While the recipe is a definite keeper, i have tweaked it a bit after going through quite a number of batches. Hence, i will share my version in my blog for the benefit of friends and relatives who have asked me for it.

  • Plain Water - 950 ml
  • Fine Sugar - 150 grams
  • Konnyaku Jelly Powder - One 10-gram pack
  • Dried Osmanthus Flowers - 4 teaspoons
  • Chinese Wolfberries - 4 teaspoons
  • Red Dates - 5 large ones


Step 01 - Wash the jelly moulds and left them to dry. You can easily get them at places like Kitchen Capers, Phoon Huat and they came in many shapes and sizes! In the event you don't wish to get the moulds (they can be hard to keep), you can use bowls, cups or whatever that can hold liquid.

Step 02 - Remove the seeds from the red dates (got them from Wing Joo Loong) and slice them up. As the dates could be very sweet, i would suggest slicing them into smaller pieces for better distribution

Step 03 - Take out 450 ml of plain water and throw the sliced dates into it. 

Step 04 - Do the same for the dried osmanthus flowers (mine's from Hock Hua Tonic)! Please be mindful that it's 4 teaspoons and not 4 tablespoons. I did the latter once and the end product was a tad too bitter for any saccharine enjoyment! 

Step 05 - Soak the red dates and dried osmanthus flowers for at least one hour. As i am lazy and prefer to do things in stages, i usually prepare the aforementioned the night before. To prevent bugs, i will cover the bowl and put it in the fridge for an immersive, overnight soak.

Step 06 - If your craving is so strong until you die die need to have it that day, you can proceed to soak the chinese wolfberries (from Wing Joo Loong) in 100 ml of plain water for 15 minutes. Drain the chinese wolfberries after that but don't throw away the reddish water! Keep it as you would need it shortly.

Step 07 - Tear the pack of Konnyaku Jelly Powder; the one i used is manufactured by Jim-Willie Trading Co Pte Ltd, a Singapore company! You can purchase them from major supermarkets like Giant and NTUC and it costs about S$1.30 a pack. 

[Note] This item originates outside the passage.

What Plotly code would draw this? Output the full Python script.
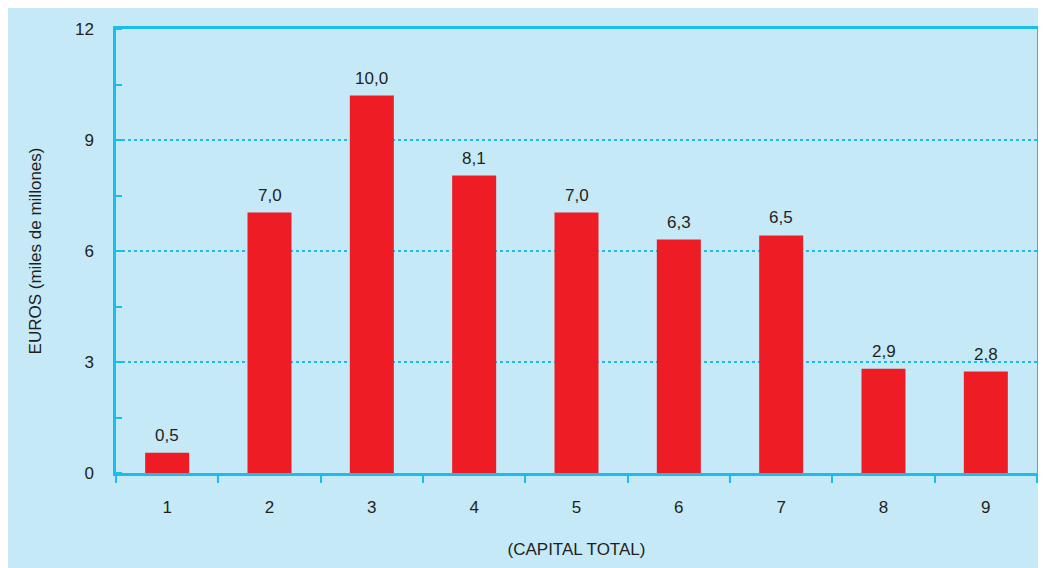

Step 08 - Mix the fine sugar with the koonyaku jelly powder! The recipe calls for 150 grams of fine sugar whereas "The Hedgehog Knows" reduces it to 200 grams. My mom finds it too sweet and i reduced it further to 150 grams. You can also substitute fine sugar with brown sugar.  

Step 09 - Ensure a thorough mix of the fine sugar and koonyaku jelly powder so that you don't get lumps when you pour them into the boiling pot of water later! 

Step 10 - Boil the remaining 400 ml of water in a bigger pot.

Step 11 - Once it starts boiling, proceed to throw in the dried osmanthus flowers and sliced red dates that were soaked in 450 ml of water for at least an hour.

Step 12 - While waiting for the mixture to boil, it's time to place the drained Chinese wolfberries into the moulds. I know of people who hate Chinese wolfberries; hence, you can remove them even though i find that to a great waste of food. p.s. i love Chinese wolfberries. 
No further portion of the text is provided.